Jeudi 17 octobre à 21 heures, dans de nombreuses villes, la population a massivement manifesté sa solidarité aux détenus par des bruits de casseroles et des concerts de klaxon. Les menaces, les arrestations et la campagne de dénigrement sont pour l’instant sans effet.
Les dernières manifestations des vendredis 11 et 18 octobre ont été une démonstration de force. La jeunesse des quartiers populaires, la jeunesse étudiante, de nombreuses familles, des retraités, des travailleurs ont répondu de manière pacifique à Gaïd Salah. « Dégage, Gaïd Salah ! ». « Où es-tu, Gaïd Salah ? Cette année, il n’y aura pas de vote ! », « L’Algérie n’est pas à vendre ! », ont scandé les manifestants. Dimanche 13 octobre, répondant à un appel sur les réseaux sociaux, des milliers de personnes se sont rassemblées devant l’Assemblée nationale populaire, forçant les barrages de police pour dénoncer le vote de la loi sur les hydrocarbures au contenu pour l’instant opaque.
Dans tout le pays, des émeutes, sit-in, manifestations se multiplient pour l’accès au logement, pour un environnement plus salubre ou pour l’emploi. Ainsi, les jeunes recrutés dans le cadre du pré-emploi demandent leur « permanisation » et ont manifesté devant la préfecture de Constantine et d’autres villes. Ces travailleurs diplômés sont payés en dessous du salaire minimum, un ingénieur est payé 15 000 dinars (75 euros), pas de quoi vivre et encore moins nourrir une famille.

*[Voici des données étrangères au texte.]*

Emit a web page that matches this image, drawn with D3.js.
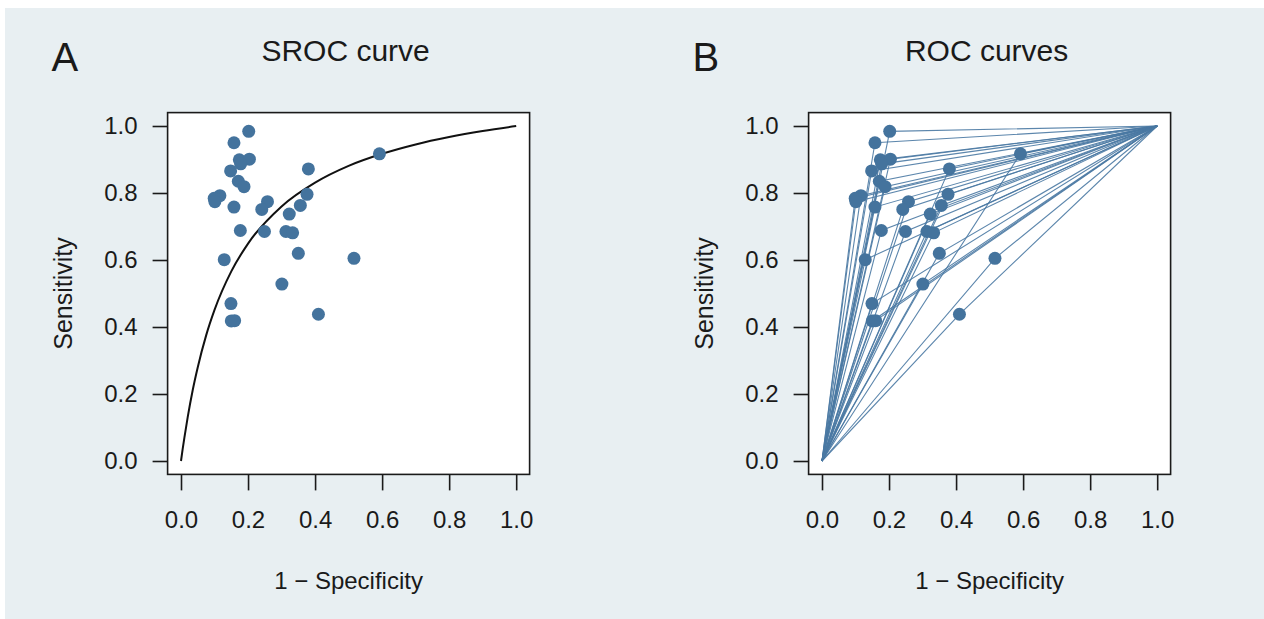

Avec l’inflation et le chômage qui se développe, la vie est de plus en plus difficile. L’annonce de nouvelles taxes destinées à réduire le déficit budgétaire ne passe pas. À l’augmentation de la TVA s’ajoutent des taxes sur le tabac, les produits électroménagers et l’instauration d’une vignette automobile. Celle sur les produits importés, qui concerne une grande partie des produits consommés, rendra ceux-ci inaccessibles.
À la veille du dépôt des candidatures pour l’élection présidentielle, les raisons de la colère sont de plus en plus nombreuses. Les partis dits d’opposition, les islamistes et les partis des Forces de l’alternative démocratique ont renoncé à se présenter. Les quelques candidats sont tous des anciens ministres, tel que Ali Benflis qui fut Premier ministre de Bouteflika. On ignore si cette élection se tiendra comme le souhaite Gaïd Salah, mais elle ne peut pas être une issue pour tous ceux qui aspirent à un changement radical du système.
Les appels à manifester le 1er novembre, jour anniversaire du déclenchement de la guerre d’indépendance du pays, se multiplient. Des millions d’Algériens se préparent à descendre dans la rue pour réclamer la fin du système et une « seconde indépendance ».
Changer de système, en finir avec l’oppression sociale et politique, vivre dignement ne sera possible qu’en renversant un État au service des intérêts de la bourgeoisie algérienne et des grands groupes impérialistes.